» Exercise requirements: Pictures within the data are to be left out; everything else must be reproduced exactly.

» Provided data:
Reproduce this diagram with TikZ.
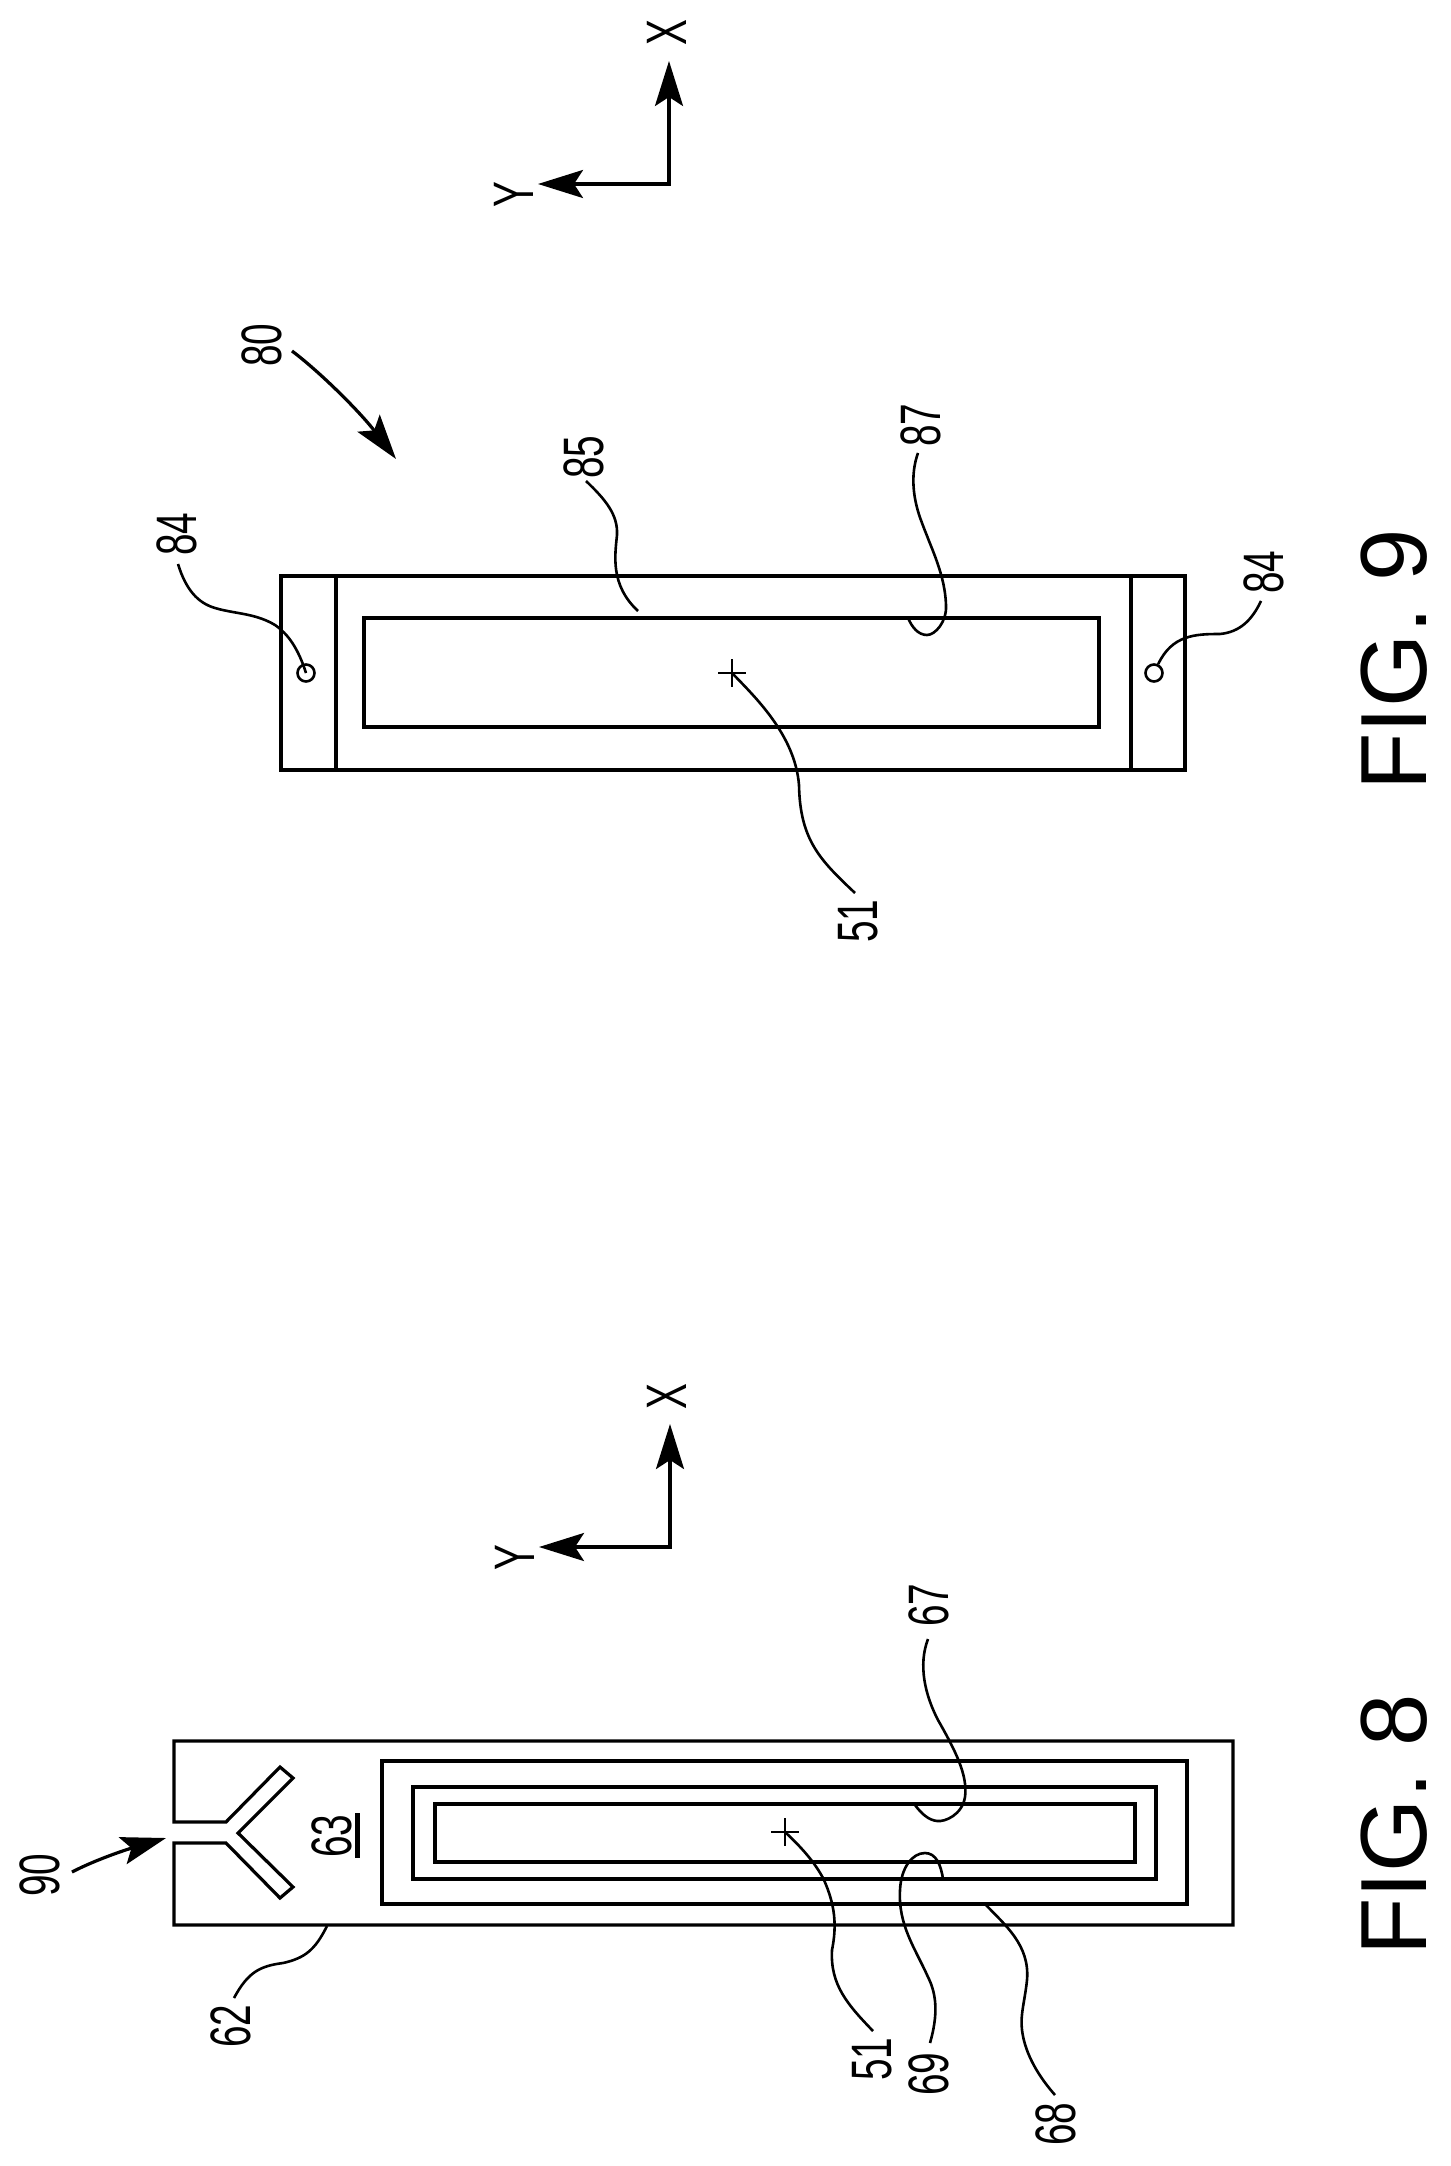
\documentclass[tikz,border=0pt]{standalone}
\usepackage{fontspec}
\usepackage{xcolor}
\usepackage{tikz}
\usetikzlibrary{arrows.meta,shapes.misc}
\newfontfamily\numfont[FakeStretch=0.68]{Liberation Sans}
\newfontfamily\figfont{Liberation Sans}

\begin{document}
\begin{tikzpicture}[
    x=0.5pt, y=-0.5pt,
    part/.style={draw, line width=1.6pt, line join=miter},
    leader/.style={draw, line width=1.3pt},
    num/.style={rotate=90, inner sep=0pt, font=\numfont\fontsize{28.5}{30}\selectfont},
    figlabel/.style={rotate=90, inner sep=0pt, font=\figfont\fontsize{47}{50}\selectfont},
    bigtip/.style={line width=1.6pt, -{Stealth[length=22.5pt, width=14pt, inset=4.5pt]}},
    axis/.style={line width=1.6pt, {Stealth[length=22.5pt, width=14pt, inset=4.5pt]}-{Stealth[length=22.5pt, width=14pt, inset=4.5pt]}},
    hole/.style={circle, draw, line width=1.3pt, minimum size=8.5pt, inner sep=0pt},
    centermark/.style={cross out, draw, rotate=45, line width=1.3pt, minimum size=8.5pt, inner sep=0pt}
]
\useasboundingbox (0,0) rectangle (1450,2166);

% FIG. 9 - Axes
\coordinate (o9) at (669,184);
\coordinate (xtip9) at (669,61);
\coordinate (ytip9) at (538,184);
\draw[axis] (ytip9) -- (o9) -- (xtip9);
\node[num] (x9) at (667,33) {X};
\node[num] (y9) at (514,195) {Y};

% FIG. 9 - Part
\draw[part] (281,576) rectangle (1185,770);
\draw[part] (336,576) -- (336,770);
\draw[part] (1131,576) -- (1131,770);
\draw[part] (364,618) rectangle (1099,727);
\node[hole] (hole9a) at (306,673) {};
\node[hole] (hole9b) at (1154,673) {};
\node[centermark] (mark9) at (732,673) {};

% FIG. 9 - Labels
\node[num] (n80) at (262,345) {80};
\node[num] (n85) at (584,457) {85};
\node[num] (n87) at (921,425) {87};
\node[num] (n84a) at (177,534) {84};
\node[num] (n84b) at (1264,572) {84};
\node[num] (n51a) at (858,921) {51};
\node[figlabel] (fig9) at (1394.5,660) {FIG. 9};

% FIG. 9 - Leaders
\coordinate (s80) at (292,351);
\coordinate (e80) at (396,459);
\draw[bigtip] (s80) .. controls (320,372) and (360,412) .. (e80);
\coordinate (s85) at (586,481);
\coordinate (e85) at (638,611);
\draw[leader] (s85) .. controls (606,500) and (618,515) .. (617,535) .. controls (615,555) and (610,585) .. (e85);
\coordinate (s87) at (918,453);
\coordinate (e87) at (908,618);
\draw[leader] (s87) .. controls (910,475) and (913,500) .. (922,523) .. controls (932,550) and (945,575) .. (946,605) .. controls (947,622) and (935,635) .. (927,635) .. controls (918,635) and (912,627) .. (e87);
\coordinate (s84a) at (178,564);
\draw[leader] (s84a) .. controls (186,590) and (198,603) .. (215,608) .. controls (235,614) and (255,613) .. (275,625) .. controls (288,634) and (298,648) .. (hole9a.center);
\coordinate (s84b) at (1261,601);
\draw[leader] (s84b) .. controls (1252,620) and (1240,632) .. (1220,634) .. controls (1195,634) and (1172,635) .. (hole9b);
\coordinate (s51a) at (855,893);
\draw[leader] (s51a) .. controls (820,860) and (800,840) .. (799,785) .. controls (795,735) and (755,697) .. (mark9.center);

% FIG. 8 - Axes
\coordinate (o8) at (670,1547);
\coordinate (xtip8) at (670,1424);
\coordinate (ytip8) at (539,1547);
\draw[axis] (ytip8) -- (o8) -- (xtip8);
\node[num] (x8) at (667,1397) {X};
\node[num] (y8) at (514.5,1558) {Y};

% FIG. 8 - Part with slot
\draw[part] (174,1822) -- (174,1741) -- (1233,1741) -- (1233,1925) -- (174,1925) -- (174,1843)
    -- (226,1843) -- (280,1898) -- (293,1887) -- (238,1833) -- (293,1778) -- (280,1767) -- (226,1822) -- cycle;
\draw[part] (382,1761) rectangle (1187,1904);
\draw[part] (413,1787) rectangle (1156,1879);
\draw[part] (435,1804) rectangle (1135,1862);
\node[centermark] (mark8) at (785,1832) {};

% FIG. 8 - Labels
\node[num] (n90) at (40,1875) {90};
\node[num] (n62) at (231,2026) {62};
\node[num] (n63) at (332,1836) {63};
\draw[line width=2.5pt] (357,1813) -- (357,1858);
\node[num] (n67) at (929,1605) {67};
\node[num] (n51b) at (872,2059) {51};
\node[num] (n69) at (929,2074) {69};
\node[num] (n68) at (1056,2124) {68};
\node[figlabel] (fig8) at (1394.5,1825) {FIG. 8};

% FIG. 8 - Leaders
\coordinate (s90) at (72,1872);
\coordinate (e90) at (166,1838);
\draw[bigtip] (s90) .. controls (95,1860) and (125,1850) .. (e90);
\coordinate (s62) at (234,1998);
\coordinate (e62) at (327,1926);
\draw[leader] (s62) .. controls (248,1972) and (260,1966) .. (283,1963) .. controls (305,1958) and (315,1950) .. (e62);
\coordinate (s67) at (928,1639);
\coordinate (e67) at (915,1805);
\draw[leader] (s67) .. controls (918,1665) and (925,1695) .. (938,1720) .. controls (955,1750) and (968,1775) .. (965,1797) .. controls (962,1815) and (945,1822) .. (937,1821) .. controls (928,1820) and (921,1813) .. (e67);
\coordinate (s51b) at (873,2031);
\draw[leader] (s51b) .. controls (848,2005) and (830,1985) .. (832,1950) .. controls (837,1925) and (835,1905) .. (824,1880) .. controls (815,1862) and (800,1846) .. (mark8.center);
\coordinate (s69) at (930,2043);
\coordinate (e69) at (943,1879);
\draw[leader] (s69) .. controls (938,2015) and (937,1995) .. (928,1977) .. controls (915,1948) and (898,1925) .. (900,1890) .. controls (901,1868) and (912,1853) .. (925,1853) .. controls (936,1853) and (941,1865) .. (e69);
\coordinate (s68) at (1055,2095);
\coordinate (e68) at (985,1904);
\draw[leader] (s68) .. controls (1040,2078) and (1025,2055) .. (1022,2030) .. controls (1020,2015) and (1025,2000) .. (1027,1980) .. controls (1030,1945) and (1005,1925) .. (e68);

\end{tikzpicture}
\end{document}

» Result of this exercise:
Reproduce this diagram with TikZ.
\documentclass[tikz,border=0pt]{standalone}
\usepackage{fontspec}
\usepackage{xcolor}
\usepackage{tikz}
\usetikzlibrary{arrows.meta,shapes.misc}
\newfontfamily\numfont[FakeStretch=0.68]{Liberation Sans}
\newfontfamily\figfont{Liberation Sans}

\begin{document}
\begin{tikzpicture}[
    x=0.5pt, y=-0.5pt,
    part/.style={draw, line width=1.6pt, line join=miter},
    leader/.style={draw, line width=1.3pt},
    num/.style={rotate=90, inner sep=0pt, font=\numfont\fontsize{28.5}{30}\selectfont},
    figlabel/.style={rotate=90, inner sep=0pt, font=\figfont\fontsize{47}{50}\selectfont},
    bigtip/.style={line width=1.6pt, -{Stealth[length=22.5pt, width=14pt, inset=4.5pt]}},
    axis/.style={line width=1.6pt, {Stealth[length=22.5pt, width=14pt, inset=4.5pt]}-{Stealth[length=22.5pt, width=14pt, inset=4.5pt]}},
    hole/.style={circle, draw, line width=1.3pt, minimum size=8.5pt, inner sep=0pt},
    centermark/.style={cross out, draw, rotate=45, line width=1.3pt, minimum size=8.5pt, inner sep=0pt}
]
\useasboundingbox (0,0) rectangle (1450,2166);

% FIG. 9 - Axes
\coordinate (o9) at (669,184);
\coordinate (xtip9) at (669,61);
\coordinate (ytip9) at (538,184);
\draw[axis] (ytip9) -- (o9) -- (xtip9);
\node[num] (x9) at (667,33) {X};
\node[num] (y9) at (514,195) {Y};

% FIG. 9 - Part
\draw[part] (281,576) rectangle (1185,770);
\draw[part] (336,576) -- (336,770);
\draw[part] (1131,576) -- (1131,770);
\draw[part] (364,618) rectangle (1099,727);
\node[hole] (hole9a) at (306,673) {};
\node[hole] (hole9b) at (1154,673) {};
\node[centermark] (mark9) at (732,673) {};

% FIG. 9 - Labels
\node[num] (n80) at (262,345) {80};
\node[num] (n85) at (584,457) {85};
\node[num] (n87) at (921,425) {87};
\node[num] (n84a) at (177,534) {84};
\node[num] (n84b) at (1264,572) {84};
\node[num] (n51a) at (858,921) {51};
\node[figlabel] (fig9) at (1394.5,660) {FIG. 9};

% FIG. 9 - Leaders
\coordinate (s80) at (292,351);
\coordinate (e80) at (396,459);
\draw[bigtip] (s80) .. controls (320,372) and (360,412) .. (e80);
\coordinate (s85) at (586,481);
\coordinate (e85) at (638,611);
\draw[leader] (s85) .. controls (606,500) and (618,515) .. (617,535) .. controls (615,555) and (610,585) .. (e85);
\coordinate (s87) at (918,453);
\coordinate (e87) at (908,618);
\draw[leader] (s87) .. controls (910,475) and (913,500) .. (922,523) .. controls (932,550) and (945,575) .. (946,605) .. controls (947,622) and (935,635) .. (927,635) .. controls (918,635) and (912,627) .. (e87);
\coordinate (s84a) at (178,564);
\draw[leader] (s84a) .. controls (186,590) and (198,603) .. (215,608) .. controls (235,614) and (255,613) .. (275,625) .. controls (288,634) and (298,648) .. (hole9a.center);
\coordinate (s84b) at (1261,601);
\draw[leader] (s84b) .. controls (1252,620) and (1240,632) .. (1220,634) .. controls (1195,634) and (1172,635) .. (hole9b);
\coordinate (s51a) at (855,893);
\draw[leader] (s51a) .. controls (820,860) and (800,840) .. (799,785) .. controls (795,735) and (755,697) .. (mark9.center);

% FIG. 8 - Axes
\coordinate (o8) at (670,1547);
\coordinate (xtip8) at (670,1424);
\coordinate (ytip8) at (539,1547);
\draw[axis] (ytip8) -- (o8) -- (xtip8);
\node[num] (x8) at (667,1397) {X};
\node[num] (y8) at (514.5,1558) {Y};

% FIG. 8 - Part with slot
\draw[part] (174,1822) -- (174,1741) -- (1233,1741) -- (1233,1925) -- (174,1925) -- (174,1843)
    -- (226,1843) -- (280,1898) -- (293,1887) -- (238,1833) -- (293,1778) -- (280,1767) -- (226,1822) -- cycle;
\draw[part] (382,1761) rectangle (1187,1904);
\draw[part] (413,1787) rectangle (1156,1879);
\draw[part] (435,1804) rectangle (1135,1862);
\node[centermark] (mark8) at (785,1832) {};

% FIG. 8 - Labels
\node[num] (n90) at (40,1875) {90};
\node[num] (n62) at (231,2026) {62};
\node[num] (n63) at (332,1836) {63};
\draw[line width=2.5pt] (357,1813) -- (357,1858);
\node[num] (n67) at (929,1605) {67};
\node[num] (n51b) at (872,2059) {51};
\node[num] (n69) at (929,2074) {69};
\node[num] (n68) at (1056,2124) {68};
\node[figlabel] (fig8) at (1394.5,1825) {FIG. 8};

% FIG. 8 - Leaders
\coordinate (s90) at (72,1872);
\coordinate (e90) at (166,1838);
\draw[bigtip] (s90) .. controls (95,1860) and (125,1850) .. (e90);
\coordinate (s62) at (234,1998);
\coordinate (e62) at (327,1926);
\draw[leader] (s62) .. controls (248,1972) and (260,1966) .. (283,1963) .. controls (305,1958) and (315,1950) .. (e62);
\coordinate (s67) at (928,1639);
\coordinate (e67) at (915,1805);
\draw[leader] (s67) .. controls (918,1665) and (925,1695) .. (938,1720) .. controls (955,1750) and (968,1775) .. (965,1797) .. controls (962,1815) and (945,1822) .. (937,1821) .. controls (928,1820) and (921,1813) .. (e67);
\coordinate (s51b) at (873,2031);
\draw[leader] (s51b) .. controls (848,2005) and (830,1985) .. (832,1950) .. controls (837,1925) and (835,1905) .. (824,1880) .. controls (815,1862) and (800,1846) .. (mark8.center);
\coordinate (s69) at (930,2043);
\coordinate (e69) at (943,1879);
\draw[leader] (s69) .. controls (938,2015) and (937,1995) .. (928,1977) .. controls (915,1948) and (898,1925) .. (900,1890) .. controls (901,1868) and (912,1853) .. (925,1853) .. controls (936,1853) and (941,1865) .. (e69);
\coordinate (s68) at (1055,2095);
\coordinate (e68) at (985,1904);
\draw[leader] (s68) .. controls (1040,2078) and (1025,2055) .. (1022,2030) .. controls (1020,2015) and (1025,2000) .. (1027,1980) .. controls (1030,1945) and (1005,1925) .. (e68);

\end{tikzpicture}
\end{document}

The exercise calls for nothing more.